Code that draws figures
****************

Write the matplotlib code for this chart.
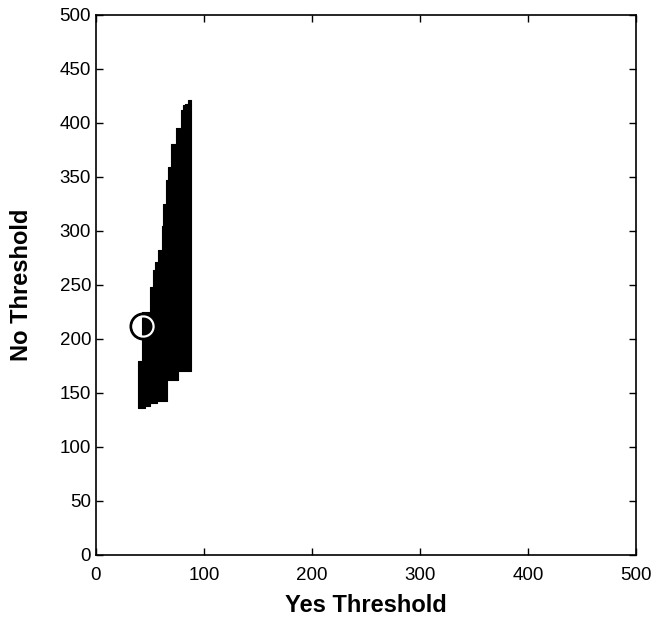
import matplotlib.pyplot as plt
import numpy as np

plt.rcParams['font.family'] = ['Liberation Sans', 'DejaVu Sans']

# Region of acceptable (Yes, No) threshold pairs, read column by column
yes_edges = [39, 43, 45.5, 50, 52.5, 54.5, 56.5, 57.5, 61, 62, 65, 65.5,
             67, 69.5, 74, 76, 79, 81, 82.5, 85, 88]
no_bottom = [136, 136, 138, 141, 141, 141, 143, 143, 143, 143, 143, 162,
             162, 162, 162, 170, 170, 170, 170, 170]
no_top = [180, 225, 225, 248, 264, 271, 271, 282, 305, 325, 347, 347,
          359, 381, 395, 395, 412, 417, 418, 421]

# chosen operating point
best_yes = 44
best_no = 212

fig = plt.figure(figsize=(6.56, 6.17), dpi=100)
ax = fig.add_axes([0.1463, 0.1005, 0.8232, 0.8752])

# repeat last value so the final step is drawn
lo = no_bottom + [no_bottom[-1]]
hi = no_top + [no_top[-1]]
ax.fill_between(yes_edges, lo, hi, step='post', color='black',
                linewidth=0.8, edgecolor='black')

ax.plot([best_yes], [best_no], 'o', markersize=18, markerfacecolor='none',
        markeredgecolor='black', markeredgewidth=2.2, zorder=4)
ax.plot([best_yes], [best_no], 'o', markersize=14.5, markerfacecolor='none',
        markeredgecolor='white', markeredgewidth=1.6, zorder=4)

ax.set_xlim(0, 500)
ax.set_ylim(0, 500)
ax.set_xticks(range(0, 501, 100))
ax.set_yticks(range(0, 501, 50))
ax.tick_params(direction='in', length=5, width=1, top=True, right=True,
               labelsize=13.5)
ax.tick_params(axis='x', pad=9)
for s in ax.spines.values():
    s.set_linewidth(1.2)

ax.set_xlabel('Yes Threshold', fontsize=17, fontweight='bold', labelpad=7)
ax.set_ylabel('No Threshold', fontsize=17, fontweight='bold', labelpad=19)

fig.savefig('out.png', dpi=100)
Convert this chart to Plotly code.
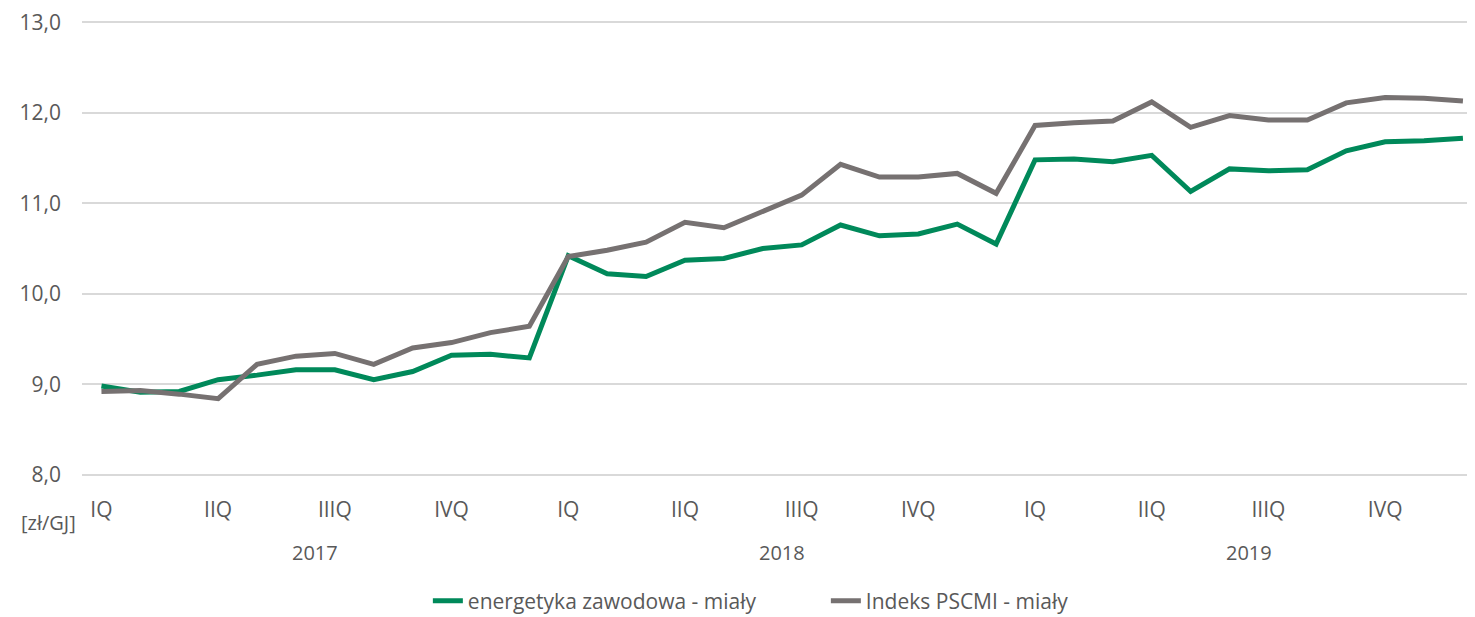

****************

_WHAT YOU SHOULD DO_
Exclude the pictures and transcribe all of the entries exactly.

_RESPONSE TO THIS TASK_
Write the matplotlib code for this chart.
import matplotlib.pyplot as plt
import numpy as np

plt.rcParams['font.family'] = ['Liberation Sans', 'DejaVu Sans']

# Region of acceptable (Yes, No) threshold pairs, read column by column
yes_edges = [39, 43, 45.5, 50, 52.5, 54.5, 56.5, 57.5, 61, 62, 65, 65.5,
             67, 69.5, 74, 76, 79, 81, 82.5, 85, 88]
no_bottom = [136, 136, 138, 141, 141, 141, 143, 143, 143, 143, 143, 162,
             162, 162, 162, 170, 170, 170, 170, 170]
no_top = [180, 225, 225, 248, 264, 271, 271, 282, 305, 325, 347, 347,
          359, 381, 395, 395, 412, 417, 418, 421]

# chosen operating point
best_yes = 44
best_no = 212

fig = plt.figure(figsize=(6.56, 6.17), dpi=100)
ax = fig.add_axes([0.1463, 0.1005, 0.8232, 0.8752])

# repeat last value so the final step is drawn
lo = no_bottom + [no_bottom[-1]]
hi = no_top + [no_top[-1]]
ax.fill_between(yes_edges, lo, hi, step='post', color='black',
                linewidth=0.8, edgecolor='black')

ax.plot([best_yes], [best_no], 'o', markersize=18, markerfacecolor='none',
        markeredgecolor='black', markeredgewidth=2.2, zorder=4)
ax.plot([best_yes], [best_no], 'o', markersize=14.5, markerfacecolor='none',
        markeredgecolor='white', markeredgewidth=1.6, zorder=4)

ax.set_xlim(0, 500)
ax.set_ylim(0, 500)
ax.set_xticks(range(0, 501, 100))
ax.set_yticks(range(0, 501, 50))
ax.tick_params(direction='in', length=5, width=1, top=True, right=True,
               labelsize=13.5)
ax.tick_params(axis='x', pad=9)
for s in ax.spines.values():
    s.set_linewidth(1.2)

ax.set_xlabel('Yes Threshold', fontsize=17, fontweight='bold', labelpad=7)
ax.set_ylabel('No Threshold', fontsize=17, fontweight='bold', labelpad=19)

fig.savefig('out.png', dpi=100)
Convert this chart to Plotly code.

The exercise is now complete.